The 1924 building housing the Oliver & District Museum will be repainted and a collapsing artifact shelter will be repaired, thanks to an infusion of funding from the Province’s Community Economic Recovery Infrastructure Program (CERIP). The funding, delivered in partnership with Heritage BC, comes in the form of a grant of $23,626 from CERIP’s Unique Heritage Infrastructure stream. The funds will be put toward appropriately cleaning and repainting the museum’s badly weathered 1924 wooden siding, repairing an artifact shelter with a collapsing roof, and changing lighting in the 1896 Fairview Jail to LEDs to reduce fire hazards.
All three projects center around conserving unique heritage structures for Oliver’s present and future generations. Over the decades, sunlight as well as old sprinkler systems have caused the paint on the museum (the town’s first police station) to deteriorate, exposing portions of siding and allowing moisture build-up. While the old sprinklers are gone, the damage remains. Repainting the exterior will preserve and protect the 97 year-old wood for the future.
LEDs will also protect the Fairview Jail, one of the historic ghost town’s last survivors, from heat damage and fire risk. It will also improve energy-efficiency and cost-effectiveness. The artifact shelter’s restoration will protect numerous industrial artifacts housed beneath it, allowing visitors to continue to enjoy them for decades to come.

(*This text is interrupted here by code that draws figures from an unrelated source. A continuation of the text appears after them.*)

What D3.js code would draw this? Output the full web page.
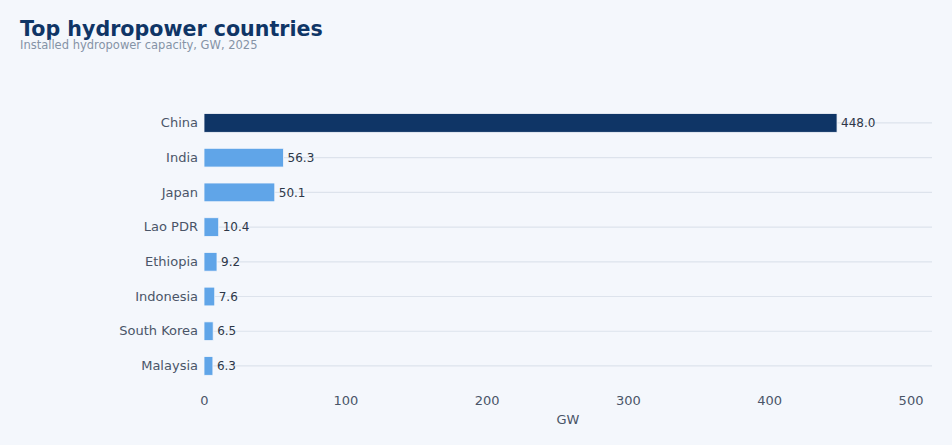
<!DOCTYPE html>
<html>
<head>
<meta charset="utf-8">
<script src="https://cdn.jsdelivr.net/npm/d3@7"></script>
<style>
  body { margin: 0; background: #f4f7fc; font-family: "DejaVu Sans", sans-serif; }
  svg { display: block; }
</style>
</head>
<body>
<div id="chart"></div>
<script>
// chart values
var countries = ["China", "India", "Japan", "Lao PDR", "Ethiopia", "Indonesia", "South Korea", "Malaysia"];
var capacity = [448.0, 56.3, 50.1, 10.4, 9.2, 7.6, 6.5, 6.3];
var xTicks = [0, 100, 200, 300, 400, 500];

var width = 952, height = 445;
var margin = {top: 105.6, right: 20, bottom: 61.7, left: 204};
var innerW = width - margin.left - margin.right;
var innerH = height - margin.top - margin.bottom;

var data = countries.map(function(c, i) { return {name: c, value: capacity[i]}; });

var svg = d3.select("#chart")
  .append("svg")
    .attr("width", width)
    .attr("height", height);

svg.append("rect")
  .attr("width", width)
  .attr("height", height)
  .attr("fill", "#f4f7fc");

// title
svg.append("text")
  .attr("x", 20)
  .attr("y", 36)
  .attr("fill", "#0f3566")
  .style("font-size", "20.6px")
  .style("font-weight", "bold")
  .text("Top hydropower countries");

svg.append("text")
  .attr("x", 20)
  .attr("y", 49)
  .attr("fill", "#8593a6")
  .style("font-size", "11.5px")
  .text("Installed hydropower capacity, GW, 2025");

var g = svg.append("g")
  .attr("transform", "translate(" + margin.left + "," + margin.top + ")");

var x = d3.scaleLinear()
  .domain([0, d3.max(capacity) * 1.15])
  .range([0, innerW]);

var y = d3.scaleBand()
  .domain(countries)
  .range([0, innerH])
  .paddingInner(0.46)
  .paddingOuter(0.23);

// gridlines at each category
g.selectAll(".grid")
  .data(data)
  .enter().append("line")
    .attr("class", "grid")
    .attr("x1", 0)
    .attr("x2", innerW)
    .attr("y1", function(d) { return y(d.name) + y.bandwidth() / 2; })
    .attr("y2", function(d) { return y(d.name) + y.bandwidth() / 2; })
    .attr("stroke", "#dde3ec")
    .attr("stroke-width", 1.2);

// bars
g.selectAll(".bar")
  .data(data)
  .enter().append("rect")
    .attr("class", "bar")
    .attr("x", x(0))
    .attr("y", function(d) { return y(d.name); })
    .attr("width", function(d) { return x(d.value) - x(0); })
    .attr("height", y.bandwidth())
    .attr("fill", function(d, i) { return i == 0 ? "#0f3566" : "#60a5e8"; })
    .attr("stroke", "#f4f7fc")
    .attr("stroke-width", 0.8);

// value labels
g.selectAll(".val")
  .data(data)
  .enter().append("text")
    .attr("class", "val")
    .attr("x", function(d) { return x(d.value) + 4; })
    .attr("y", function(d) { return y(d.name) + y.bandwidth() / 2; })
    .attr("dy", "0.35em")
    .attr("fill", "#2d3748")
    .style("font-size", "12px")
    .text(function(d) { return d.value.toFixed(1); });

// y axis labels
var yAx = g.append("g")
  .call(d3.axisLeft(y).tickSize(0).tickPadding(6));
yAx.select(".domain").remove();
yAx.selectAll("text")
  .attr("fill", "#4a5568")
  .style("font-size", "13px")
  .style("font-family", "DejaVu Sans, sans-serif");

// x axis
var xAx = g.append("g")
  .attr("transform", "translate(0," + innerH + ")")
  .call(d3.axisBottom(x).tickValues(xTicks).tickSize(0).tickPadding(12));
xAx.select(".domain").remove();
xAx.selectAll("text")
  .attr("fill", "#4a5568")
  .style("font-size", "13px")
  .style("font-family", "DejaVu Sans, sans-serif");

g.append("text")
  .attr("x", innerW / 2)
  .attr("y", innerH + 41)
  .attr("text-anchor", "middle")
  .attr("fill", "#4a5568")
  .style("font-size", "13px")
  .text("GW");
</script>
</body>
</html>
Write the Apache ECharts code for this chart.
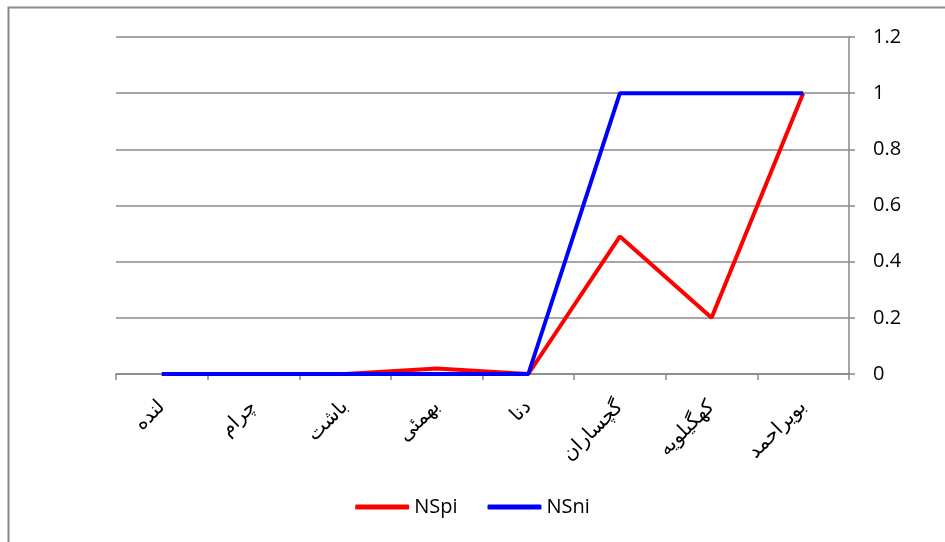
<!DOCTYPE html>
<html><head><meta charset="utf-8">
<script src="https://cdn.jsdelivr.net/npm/echarts@6/dist/echarts.min.js"></script>
<style>html,body{margin:0;padding:0;background:#fff}#c{width:945px;height:542px}</style>
</head><body><div id="c"></div>
<script>
const categories = ['لنده','چرام','باشت','بهمئی','دنا','گچساران','کهگیلویه','بویراحمد'];
const NSpi = [0, 0, 0, 0.02, 0, 0.49, 0.2, 1];
const NSni = [0, 0, 0, 0, 0, 1, 1, 1];
const yTicks = {min: 0, max: 1.2, interval: 0.2};

const chart = echarts.init(document.getElementById('c'));
chart.setOption({
  animation: false,
  backgroundColor: '#fff',
  graphic: [{type: 'rect', shape: {x: 8.5, y: 7.5, width: 960, height: 560}, style: {fill: 'none', stroke: '#888', lineWidth: 2}, silent: true}],
  grid: {left: 116, right: 96, top: 37, bottom: 168},
  legend: {
    bottom: 20, left: 'center', itemWidth: 54, itemHeight: 5, itemGap: 30, icon: 'roundRect',
    textStyle: {fontFamily: 'Open Sans, Liberation Sans, sans-serif', fontSize: 20, color: '#000'},
    data: ['NSpi', 'NSni']
  },
  xAxis: {
    type: 'category', data: categories, boundaryGap: true,
    axisLine: {lineStyle: {color: '#888', width: 1.5}},
    axisTick: {show: true, length: 6, lineStyle: {color: '#888', width: 1.5}},
    axisLabel: {rotate: 45, fontSize: 20, color: '#000', margin: 30, fontFamily: 'DejaVu Sans, sans-serif'},
    splitLine: {show: false}
  },
  yAxis: {
    type: 'value', position: 'right', min: yTicks.min, max: yTicks.max, interval: yTicks.interval,
    axisLine: {show: true, lineStyle: {color: '#888', width: 1.5}},
    axisTick: {show: true, length: 6, lineStyle: {color: '#888', width: 1.5}},
    axisLabel: {fontSize: 20, color: '#000', margin: 24, fontFamily: 'Open Sans, Liberation Sans, sans-serif'},
    splitLine: {show: true, lineStyle: {color: '#888', width: 1.5}}
  },
  series: [
    {name: 'NSpi', type: 'line', data: NSpi, symbol: 'none', lineStyle: {color: '#FF0000', width: 4}, itemStyle: {color: '#FF0000'}},
    {name: 'NSni', type: 'line', data: NSni, symbol: 'none', lineStyle: {color: '#0000FF', width: 4}, itemStyle: {color: '#0000FF'}}
  ]
});
</script></body></html>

These tasks will be ongoing over 2021 and will provide work for a number of contractors. “We are so grateful that these projects have received funding,” said Julianna Weisgarber, Executive Director for the Oliver & District Heritage Society which manages the museum. “They ensure the continued preservation of the artifacts, the Fairview Jail, and the museum, a unique heritage building and one of the oldest public buildings in our community, for all to enjoy.”